Entrevista 2003
Entrevista concedida por Francisca Caporali, Rafael Morado, Ricardo Portilho e Joana Meniconi ao 14º Videobrasil
A relação entre arte e política é ao mesmo tempo rica e conflituosa. Como você percebe esta relação no caso específico do seu trabalho?
Nosso trabalho The Same Old Choice se encontra no meio dessa encruzilhada: arte e política. Embora achemos que ele penda mais para um dos pólos, o da política. A idéia central do vídeo não é ser plafentário e nem absoluto. Nosso objetivo foi levantar algumas questões sobre o nosso, tão aclamado pela mídia local e mundial, sistema democrático. Por isso, The Same Old Choice exigiu uma maior objetividade, precisávamos nos ater em alguns fatos do nosso cenário político e econômico para conseguirmos levantar tais questões. O caráter polissêmico, isto é, de significado mais aberto a interpretações, fundamental em um trabalho artístico, ficou em segundo plano. Na verdade, está mais presente no tratamento gráfico e estético do vídeo.
As tecnologias da imagem e da informação participam de estratégias de controle e vigilância, sutis (ou não) e generalizadas. Diante desta realidade, qual seria , a seu ver, o papel da arte em contextos midiáticos?

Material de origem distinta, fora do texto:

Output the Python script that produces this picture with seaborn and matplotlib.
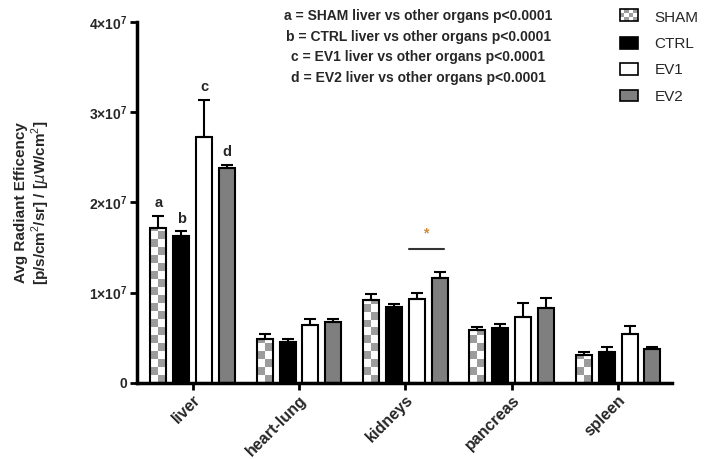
import numpy as np
import pandas as pd
import seaborn as sns
import matplotlib.pyplot as plt
from matplotlib.colors import ListedColormap
from matplotlib.patches import Rectangle
from matplotlib.legend_handler import HandlerBase

# data (units of 1e7)
organs = ['liver', 'heart-lung', 'kidneys', 'pancreas', 'spleen']
groups = ['SHAM', 'CTRL', 'EV1', 'EV2']
sham = [1.72, 0.49, 0.92, 0.59, 0.31]
ctrl = [1.63, 0.45, 0.84, 0.61, 0.34]
ev1 = [2.73, 0.64, 0.93, 0.73, 0.54]
ev2 = [2.38, 0.67, 1.16, 0.83, 0.38]
sham_err = [0.13, 0.05, 0.06, 0.03, 0.03]
ctrl_err = [0.05, 0.04, 0.03, 0.04, 0.06]
ev1_err = [0.41, 0.07, 0.07, 0.16, 0.09]
ev2_err = [0.04, 0.04, 0.07, 0.11, 0.02]
liver_letters = ['a', 'b', 'c', 'd']
yticks = [0, 1, 2, 3, 4]

means = {'SHAM': sham, 'CTRL': ctrl, 'EV1': ev1, 'EV2': ev2}
errs = {'SHAM': sham_err, 'CTRL': ctrl_err, 'EV1': ev1_err, 'EV2': ev2_err}

rows = []
for g in groups:
    for o, m, e in zip(organs, means[g], errs[g]):
        rows.append({'organ': o, 'group': g, 'value': m * 1e7, 'err': e * 1e7})
df = pd.DataFrame(rows)

sns.set_style('ticks')
plt.rcParams['font.family'] = ['Liberation Sans', 'DejaVu Sans']
plt.rcParams['mathtext.fontset'] = 'custom'
plt.rcParams['mathtext.rm'] = 'Liberation Sans'
plt.rcParams['mathtext.bf'] = 'Liberation Sans:bold'

palette = {'SHAM': 'white', 'CTRL': 'black', 'EV1': 'white', 'EV2': '#7f7f7f'}
checker_grey = '#9c9c9c'

fig = plt.figure(figsize=(7.04, 4.59), dpi=100)
ax = fig.add_axes([0.195, 0.166, 0.76, 0.786])

sns.barplot(data=df, x='organ', y='value', hue='group', order=organs,
            hue_order=groups, palette=palette, edgecolor='black', linewidth=1.5,
            width=0.86, gap=0.3, errorbar=None, legend=False, ax=ax)

# error bars (upper only) and checkered SHAM bars
cell = 0.088e7
for g, cont in zip(groups, ax.containers):
    xs = np.array([p.get_x() + p.get_width() / 2 for p in cont.patches])
    sub = df[df.group == g].set_index('organ').loc[organs]
    ax.errorbar(xs, sub['value'], yerr=[np.zeros(len(xs)), sub['err']],
                fmt='none', ecolor='black', elinewidth=1.5, capsize=4.5,
                capthick=1.5, zorder=3)
    if g == 'SHAM':
        for p in cont.patches:
            p.set_facecolor('none')
            p.set_zorder(2)
            n = int(np.ceil(p.get_height() / cell))
            arr = np.indices((n, 2)).sum(axis=0) % 2
            im = ax.imshow(arr, cmap=ListedColormap(['white', checker_grey]),
                           extent=(p.get_x(), p.get_x() + p.get_width(), n * cell, 0),
                           aspect='auto', interpolation='nearest', zorder=1.5)
            im.set_clip_path(p)

# letters above the liver bars
for g, letter, cont in zip(groups, liver_letters, ax.containers):
    p = cont.patches[0]
    top = means[g][0] * 1e7 + errs[g][0] * 1e7
    ax.annotate(letter, (p.get_x() + p.get_width() / 2, top), xytext=(0, 4),
                textcoords='offset points', ha='center', va='bottom',
                fontsize=10.5, fontweight='bold')

# significance bar for kidneys EV1 vs EV2
p1 = ax.containers[2].patches[2]
p2 = ax.containers[3].patches[2]
ax.plot([p1.get_x(), p2.get_x() + p2.get_width() * 0.75], [1.48e7, 1.48e7],
        color='#333333', lw=1.5)
ax.text((p1.get_x() + p2.get_x() + p2.get_width() * 0.75) / 2, 1.66e7, '*',
        ha='center', va='center', color='#d08a3a', fontsize=10, fontweight='bold')

ax.set_xlim(-0.52, 4.51)
ax.set_ylim(0, 4e7)
ax.set_yticks([t * 1e7 for t in yticks])
ax.set_yticklabels(['0'] + [r'$\mathbf{%d{\times}10^{7}}$' % t for t in yticks[1:]])
for lab in ax.get_yticklabels():
    lab.set_fontweight('bold')
    lab.set_fontsize(10)
ax.set_xticks(range(len(organs)))
ax.set_xticklabels(organs, rotation=45, ha='right', rotation_mode='anchor',
                   fontsize=11.5, fontweight='bold')
ax.set_xlabel('')
ax.set_ylabel('Avg Radiant Efficency\n[p/s/cm$^2$/sr] / [$\\mu$W/cm$^2$]',
              fontsize=11, fontweight='bold', labelpad=27, linespacing=1.1)
ax.tick_params(axis='both', width=2, length=5, color='black', pad=2)
for s in ['left', 'bottom']:
    ax.spines[s].set_linewidth(2.5)
    ax.spines[s].set_color('black')
sns.despine(ax=ax)

fig.text(0.594, 1 - 47 / 459,
         'a = SHAM liver vs other organs p<0.0001\n'
         'b = CTRL liver vs other organs p<0.0001\n'
         'c = EV1 liver vs other organs p<0.0001\n'
         'd = EV2 liver vs other organs p<0.0001',
         ha='center', va='center', multialignment='center',
         fontsize=10, fontweight='bold', linespacing=1.6)


class CheckerHandler(HandlerBase):
    def create_artists(self, legend, orig, xd, yd, w, h, fontsize, trans):
        arts = []
        nx, ny = 4, 3
        for i in range(nx):
            for j in range(ny):
                c = checker_grey if (i + j) % 2 else 'white'
                arts.append(Rectangle((xd + i * w / nx, yd + j * h / ny), w / nx, h / ny,
                                      facecolor=c, edgecolor='none', transform=trans))
        arts.append(Rectangle((xd, yd), w, h, facecolor='none', edgecolor='black',
                              lw=1.2, transform=trans))
        return arts


handles = [Rectangle((0, 0), 1, 1, facecolor=palette[g], edgecolor='black', lw=1.2)
           for g in groups]
ax.legend(handles, groups, handler_map={handles[0]: CheckerHandler()},
          loc='upper left', bbox_to_anchor=(0.88, 0.977),
          bbox_transform=fig.transFigure, frameon=False, fontsize=11,
          handlelength=1.2, handleheight=0.8, handletextpad=1.1,
          labelspacing=0.8, borderaxespad=0, borderpad=0)

fig.savefig('out.png', dpi=100)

Acreditamos que o papel da arte eletrônica, a que justamente se apóia em suportes tecnológicos utilizados pela grande mídia, é subverter o próprio meio. A arte eletrônica deve tentar utilizar o espaço midiático para se sustentar. É usar, por exemplo, os recursos da televisão e da internet, desconstruí-los, de modo a deslocar os interlocutores de um lugar confortavelmente edificado pela mesmice da linguagem. Em nosso trabalho manipulamos os discursos dos candidatos que também já haviam sido, previamente, manipulados pelos assessores de marketing político desses candidatos. Quais os recursos para fazer essa manipulação? Os que aprendemos com a observação (in)voluntária da linguagem televisão, cortes rápidos, descontextualização de falas, entre outros.
No contexto sócio-político e cultural contemporâneo, as identidades locais se reconfiguram em tensão com os fluxos globais. Inserida neste processo, a arte eletrônica participa como um campo aberto à experimentação e expressão de novas formas de subjetividade. Como essas questões se manifestam em seu trabalho?
Apesar da idéia do vídeo ter surgido, a priori, diante da necessidade de afirmarmos uma parte de nossa identidade, ou melhor, desmitificá-la diante de um estrangeiro, esse ponto acabou se tornando mais um pano de fundo de The Same Old Choice do que uma questão central. Vale aqui dizer que a idéia do trabalho se consolidou quando estivemos em contato com um videomaker canadense, Stephen Marshall, que estava muito empolgado com o fato de um governo de esquerda poder subir ao poder brasileiro pelas vias democráticas. Estava impressionado como um país em desenvolvimento, com grande instabilidade econômica, conseguia realizar umas eleições de forma tão clara e eficiente. Então, a questão da identidade brasileira no trabalho passa por aí, tentamos mostrar como que a democracia não pode ser resumida à urna e à apuração de votos, também brincamos, no clip Come to Brazil and bring your dollars com o imaginário do estrangeiro a respeito do Brasil.